Quanto ao procedimento, na ação de exigir contas, a competência será do foro do local onde ocorreu a gestão ou administração do interesse alheio, exceto quando se tratar de relação de consumo, quando a propositura da ação poderá ocorrer no foro do domicílio do consumidor.

Ademais, neste caso a legitimidade ativa é daquele que tem seu bem ou patrimônio administrado por terceiro, sendo este o legitimado passivo.

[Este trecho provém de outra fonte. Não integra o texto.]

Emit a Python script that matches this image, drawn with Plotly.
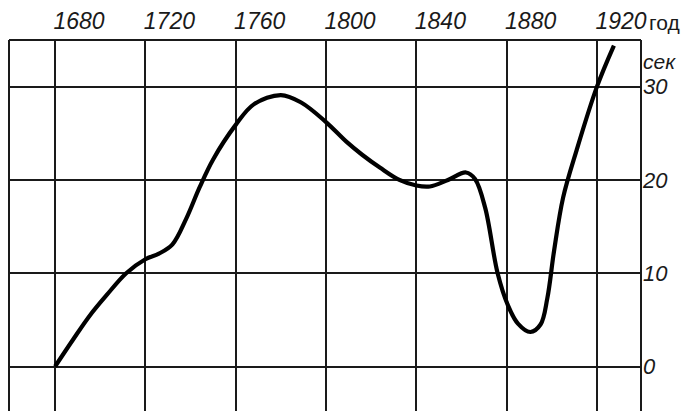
import plotly.graph_objects as go

years = [1680, 1688, 1695.5, 1703, 1711.5, 1720, 1726, 1732, 1738, 1744, 1750,
         1760, 1768, 1780, 1789, 1800, 1809, 1816, 1824, 1832.5, 1840, 1846, 1854, 1862,
         1866, 1870.5, 1876, 1880.5, 1885, 1890.5, 1895, 1898, 1901, 1905, 1911,
         1920, 1927.5]
seconds = [0, 2.9, 5.5, 7.7, 10, 11.5, 12.1, 13.1, 15.8, 19.2, 22.2,
           25.9, 28.1, 29.1, 28.3, 26.2, 24.1, 22.7, 21.3, 20, 19.4, 19.3, 20, 20.8,
           20.1, 17.0, 10, 6.6, 4.6, 3.7, 4.5, 7.3, 12.4, 18.1, 23.2,
           30, 34.4]

x_ticks = [1680, 1720, 1760, 1800, 1840, 1880, 1920]
y_ticks = [0, 10, 20, 30]

FONT = "Liberation Sans Narrow, Liberation Sans, sans-serif"
INK = "#1a1a1a"

fig = go.Figure()
fig.add_trace(go.Scatter(
    x=years, y=seconds, mode="lines",
    line=dict(color="black", width=4.2, shape="spline", smoothing=1.0),
    hoverinfo="skip", showlegend=False,
))

fig.update_layout(
    width=682, height=411,
    margin=dict(l=9, r=41, t=40, b=0, autoexpand=False),
    paper_bgcolor="white", plot_bgcolor="white",
    font=dict(family=FONT, color=INK),
)

fig.update_xaxes(
    range=[1659.6, 1939.5], side="top", automargin=False,
    tickvals=x_ticks, ticktext=[f"<i>{v}</i>" for v in x_ticks],
    tickfont=dict(size=23, family=FONT, color=INK),
    ticks="", ticklabelshift=24, ticklabelstandoff=5,
    showgrid=True, gridcolor=INK, gridwidth=1.8,
    showline=False, zeroline=False,
)
fig.update_yaxes(
    range=[-4.77, 35], side="right", automargin=False,
    tickvals=y_ticks, ticktext=[f"<i>{v}</i>" for v in y_ticks],
    tickfont=dict(size=22, family=FONT, color=INK),
    ticks="", ticklabelstandoff=1,
    showgrid=True, gridcolor=INK, gridwidth=1.8,
    showline=False, zeroline=False,
)

# frame: top, left and right edges of the plot area
for x0, y0, x1, y1 in [(0, 1, 1, 1), (0, 0, 0, 1), (1, 0, 1, 1)]:
    fig.add_shape(type="line", xref="paper", yref="paper",
                  x0=x0, y0=y0, x1=x1, y1=y1,
                  line=dict(color=INK, width=2), layer="below")

fig.add_annotation(text="год", xref="paper", yref="paper",
                   x=1.0, y=1.0, xanchor="left", yanchor="bottom",
                   xshift=7, yshift=5, borderpad=0,
                   showarrow=False, font=dict(size=21, family=FONT, color=INK))
fig.add_annotation(text="<i>сек</i>", xref="paper", y=32.7, yref="y",
                   x=1.0, xanchor="left", yanchor="middle", xshift=1, borderpad=0,
                   showarrow=False, font=dict(size=21, family=FONT, color=INK))

fig.write_html(
    "out.html",
    config={"displayModeBar": False},
    post_script="document.body.style.margin='0';document.body.style.overflow='hidden';",
)
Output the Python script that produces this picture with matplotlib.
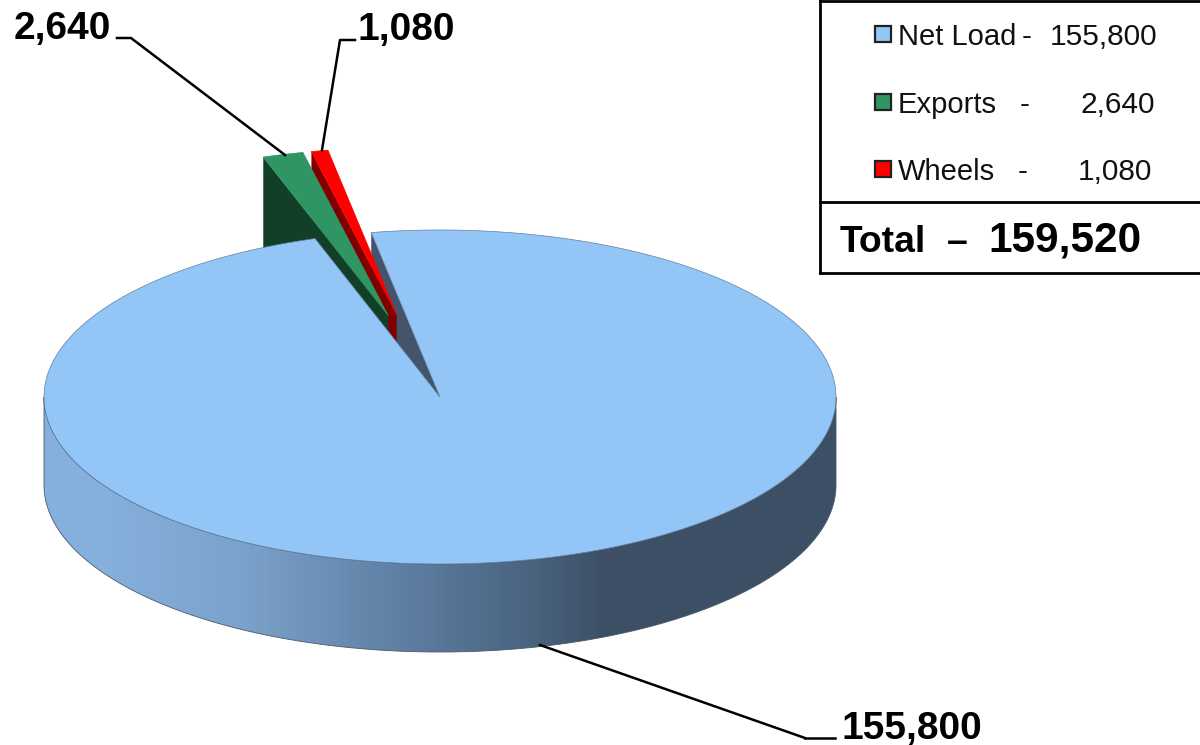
import matplotlib
matplotlib.use('Agg')
import matplotlib.pyplot as plt
import numpy as np
from matplotlib.colors import LinearSegmentedColormap
from matplotlib.patches import Polygon, Rectangle

plt.rcParams['font.family'] = ['Liberation Sans', 'DejaVu Sans']

labels = ['Net Load', 'Exports', 'Wheels']
values = [155800, 2640, 1080]
value_labels = ['155,800', '2,640', '1,080']
legend_dashes = ['-', '-', '-']
total_label = '159,520'

top_colors = ['#94c5f7', '#2f9562', '#ff0000']
wall_colors = ['#44546a', '#123f27', '#800000']

# pie geometry, in pixels
cx, cy = 440, 397
rx, ry = 396, 167
depth = 88
squash = ry / rx
start = -10.0
explode = 200
explode_dir = [0, -15, -12.5]

fig = plt.figure(figsize=(12, 7.45), dpi=100)
ax = fig.add_axes([0, 0, 1, 1])
ax.set_xlim(0, 1200)
ax.set_ylim(745, 0)
ax.axis('off')

spans = 360 * np.array(values) / sum(values)
ends = start + np.cumsum(spans)
starts = ends - spans


def point(angle, radius=rx):
    a = np.radians(angle)
    return np.sin(a) * radius, -np.cos(a) * radius * squash


def wedge(i, off=0):
    a = np.linspace(starts[i], ends[i], 400)
    x, y = point(a)
    ox, oy = point(explode_dir[i], off)
    return np.r_[cx + ox, cx + ox + x], np.r_[cy + oy, cy + oy + y]


def cut_face(x0, y0, x1, y1, color, z, h=depth):
    ax.add_patch(Polygon([(x0, y0), (x1, y1), (x1, y1 + h), (x0, y0 + h)],
                         closed=True, fc=color, ec='none', zorder=z))


# outer wall with the light to dark shading
t = np.radians(np.linspace(90, 270, 300))
wall_x = cx + rx * np.sin(t)
wall_y = cy - ry * np.cos(t)
wall = Polygon(np.r_[np.c_[wall_x, wall_y], np.c_[wall_x[::-1], wall_y[::-1] + depth]],
               closed=True, fc='none', ec='#4a5a6a', lw=0.6, zorder=1.5)
ax.add_patch(wall)
shade = LinearSegmentedColormap.from_list('wall', [(0, '#86b1de'), (0.08, '#85afdc'),
                                                   (0.25, '#7ba2cb'), (0.45, '#5f7fa3'),
                                                   (0.61, '#4a6480'), (0.71, '#3c4f64'),
                                                   (1, '#3c4f64')])
img = ax.imshow(np.linspace(0, 1, 256)[None, :], cmap=shade, aspect='auto',
                extent=(cx - rx, cx + rx, cy + ry + depth, cy), zorder=1)
img.set_clip_path(wall)
ax.set_xlim(0, 1200)
ax.set_ylim(745, 0)

# inside of the notch, then the two pulled out slices
x0, y0 = point(start)
cut_face(cx + x0, cy + y0, cx, cy, wall_colors[0], 2)

for i, z in [(2, 3), (1, 5)]:
    x, y = wedge(i, explode)
    cut_face(x[1], y[1], x[0], y[0], wall_colors[i], z, depth + 3)
    ax.add_patch(Polygon(np.c_[x, y], closed=True, fc=top_colors[i], ec=top_colors[i],
                         lw=0.5, zorder=z + 1))

x, y = wedge(0)
ax.add_patch(Polygon(np.c_[x, y], closed=True, fc=top_colors[0], ec='#5f7f9f', lw=0.5, zorder=8))

# leader lines and data labels
ax.plot([805, 835], [738, 738], color='k', lw=1.8, zorder=9)
ax.plot([540, 805], [645, 738], color='k', lw=1.8, zorder=9)
ax.plot([117, 131, 285], [38, 38, 155], color='k', lw=1.8, zorder=9)
ax.plot([355, 340, 322], [40, 40, 150], color='k', lw=1.8, zorder=9)
ax.text(842, 729, value_labels[0], fontsize=28, fontweight='bold', va='center', ha='left')
ax.text(14, 29, value_labels[1], fontsize=28, fontweight='bold', va='center', ha='left')
ax.text(358, 30, value_labels[2], fontsize=28, fontweight='bold', va='center', ha='left')

# legend table
ax.plot([820, 820], [0, 273], color='k', lw=2, zorder=9)
ax.plot([820, 1200], [0.5, 0.5], color='k', lw=2, zorder=9)
ax.plot([820, 1200], [202, 202], color='k', lw=2, zorder=9)
ax.plot([820, 1200], [273, 273], color='k', lw=2, zorder=9)

row_y = [37, 105, 172]
dash_x = [1027, 1025, 1023]
value_x = [1157, 1155, 1152]
for i in range(3):
    ax.add_patch(Rectangle((875, row_y[i] - 11), 16, 16, fc=top_colors[i], ec='#222222', lw=1.6))
    ax.text(898, row_y[i], labels[i], fontsize=21, va='center', ha='left', color='#111111')
    ax.text(dash_x[i], row_y[i], legend_dashes[i], fontsize=21.5, va='center', ha='center', color='#111111')
    ax.text(value_x[i], row_y[i], value_labels[i], fontsize=21.5, va='center', ha='right', color='#111111')

ax.text(840, 243, 'Total', fontsize=26.8, fontweight='bold', va='center', ha='left')
ax.text(957, 243, '–', fontsize=26.8, fontweight='bold', va='center', ha='center')
ax.text(988, 241, total_label, fontsize=30.5, fontweight='bold', va='center', ha='left')

fig.savefig('out.png', dpi=100)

Diz o artigo 915 que quem pretender exigir a prestação de contas requererá a citação do réu para, no prazo de 5 (cinco) dias, apresentar ou contestar a ação. Se forem prestadas as contas a primeira fase encerra-se sem necessidade de sentença, se houver apresentação de defesa o magistrado analisará e em seguida prolatará sentença, a qual poderá ser passível de recurso de apelação.

Em sendo essa fase julgada procedente, o juiz condenará o réu a prestar as contas no prazo de 48 horas. Se as contas forem apresentadas no prazo estabelecido, seguir-se-á a ação para a segunda fase, podendo o autor falar sobre as contas no prazo de 5 (dias). Não sendo apresentadas as contas, o juiz dará ao autor o direito de apresentar suas contas em 10 dias, que serão julgadas pelo prudente arbítrio do juiz, sem que o réu possa impugná-las.

Nesta segunda fase, o juiz examinará se as contas estão ou não corretas (prestadas de forma contábil), se existe saldo credor ou devedor e, por fim, em existindo saldo condenará o devedor ao pagamento da quantia apurada. Desta segunda sentença, também será cabível recurso de apelação.


Por fim, em relação à ação de dar contas o procedimento é muito mais simples, pois o mero ajuizamento já demonstra a existência da relação de direito material, bem como o dever de prestar as contas, logo não será necessária a primeira fase, podendo o juiz partir direto para a análise e julgamento das contas.